Voilà un livre sympathique pour tous les amoureux de Luchini. (Un emploi de la langue plus précis devrait toutefois m'obliger à parler "d'amoureuses" ; certainement un gros succès chez les femmes, comme lui a dit son éditeur ou je ne sais plus qui.)
Après, une fois dissipée toute la sympathie qu'on peut avoir pour ce personnage fantastique, exceptionnel - j'en passe - , il subsiste en effet des passages qui prêtent à sourire, qui nous donnent des vues intéressantes. Parler de biographie est peut-être exagéré pour ce livre : Fabrice Luchini y développe essentiellement son rapport aux auteurs qu'il admire, et ne dissémine qu'ici ou là quelques anecdotes autobiographiques. C'est cool.

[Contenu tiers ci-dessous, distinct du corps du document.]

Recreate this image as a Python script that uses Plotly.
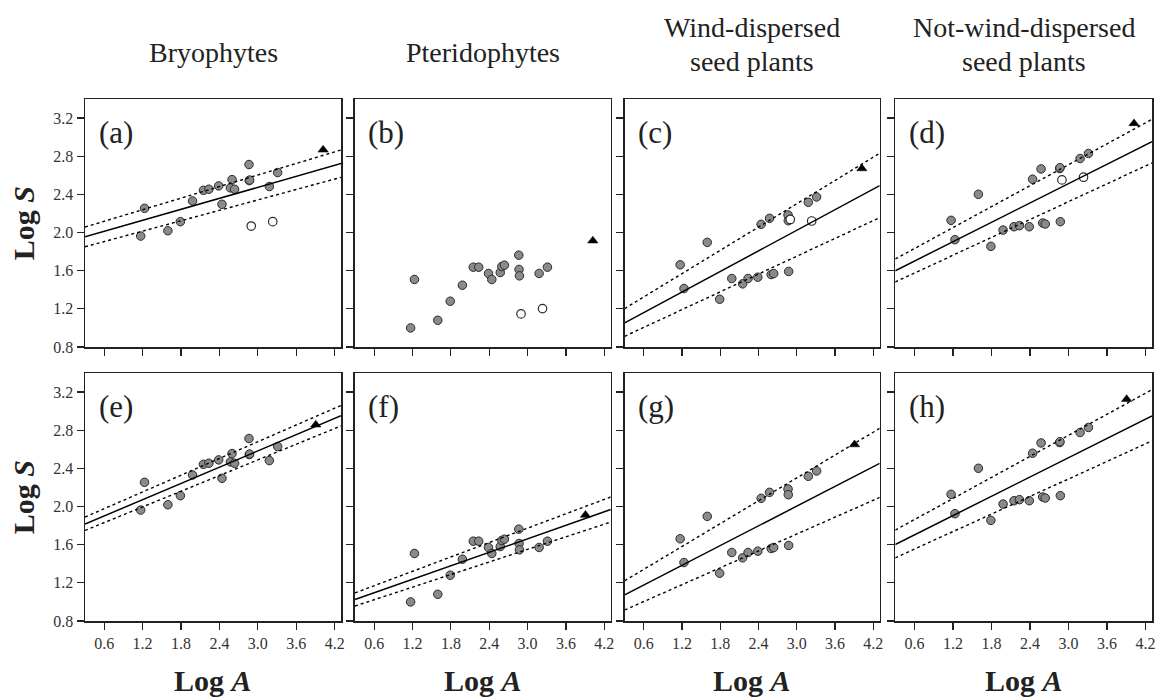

J'avoue que je l'ai surtout acheté par curiosité : je voulais me faire une idée de ce qu'est capable de donner Luchini sur papier, une fois défait de sa voix, cette voix si singulière et géniale. Le résultat est tout aussi surprenant qu'il ne l'est pas : on oscille entre des passages d'une étonnante banalité, d'une fadeur digne des magazines féminins les plus ordinaires, et d'autres qui tout à coup apparaissent d'une puissance formidable. On est toujours dans l'oralité, mais on sent que c'est pas du Céline ; la parole est plutôt conversationnelle. En cela je qualifierais presque ce livre de verbatim des pensées de Luchini. Je n'irais pas jusqu'à dire qu'il a fait preuve d'écriture automatique, je n'en sais rien, mais disons que ce n'est sans doute pas très "travaillé", que ce n'est guère stylisé. C'est la comparaison qui sauve tout ; même quand la parole devient quelques temps ordinaire, autre chose filtre, un trait d'esprit, une vision étonnante. C'est amusant. En cela ça se lit facilement ; chacun semble y trouver son compte. Il cite beaucoup ; il vulgarise beaucoup ; il arrive à vulgariser, ce qui n'est pas rien, surtout du Nietzsche.

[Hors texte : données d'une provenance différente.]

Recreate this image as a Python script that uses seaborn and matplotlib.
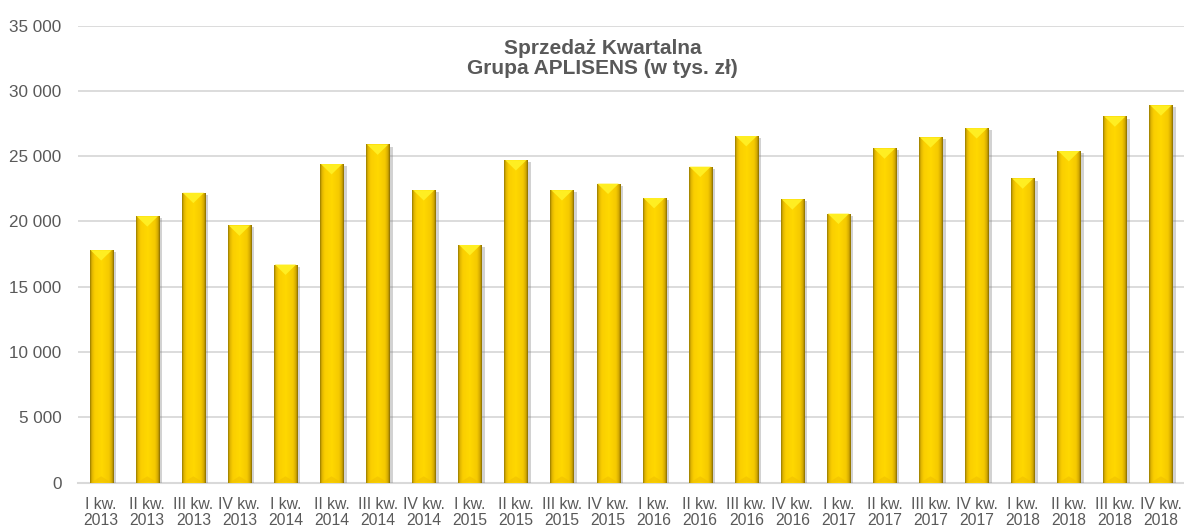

Ceci dit, le dernier chapitre est vraiment cool. C'est sans doute le plus autobiographique, et le plus fin.
S'il voulait, je suis sûr qu'il pourrait pondre une littérature plutôt intéressante. Il y a quelque chose ; sa cervelle produit singulièrement des comparaisons surprenantes et fantaisistes ; c'est parfois le signe de grands esprits. Ça ne veut pas tout dire mais voilà, ça dit quelque chose.
Je reviens encore sur l'aspect autobiographique du livre : n'espérez pas apprendre grand-chose sur la vie de Luchini en lisant ce bouquin, dans le cas où vous auriez déjà vu la plupart de ses passages télé. Le maillot de Marlène Jobert, l'accès à Joe Dassin, etc. : c'est un peu ce qu'il raconte quand il fait le bon client des médias ; il n'en dit pas tellement plus. C'est surtout son rapport à la littérature qu'il développe.
Après, enfin, enfin, pour finir, à titre personnel, je ne considère pas ce livre comme un ouvrage très essentiel, ni littérairement (mais ce n'était pas le but, donc peu importe), ni par rapport à Luchini. J'ai le sentiment qu'il se confesse tout aussi bien à la télévision ou à la radio. Il aurait monologué dans sa loge et écrit ses curieux soliloques que cela ne m'étonnerait pas. Mais c'est bien, c'est cool.
Je suis emmerdé pour attribuer une note, j'aimerais mieux ne pas en donner mais il en faut une pour publier la critique. Je mets un 7 très arbitraire. Ça ne vaut pas plus, ça ne vaut pas moins, ça ne vaut pas 7 non plus. J'aurais trop de réticences à mettre moins et à faire chuter la moyenne du bouquin, tout comme ça serait surcharger sa valeur que d'aller lui taper un 9 ou un 10. 7, voilà, mais ça m'emmerde quand même. Tant pis.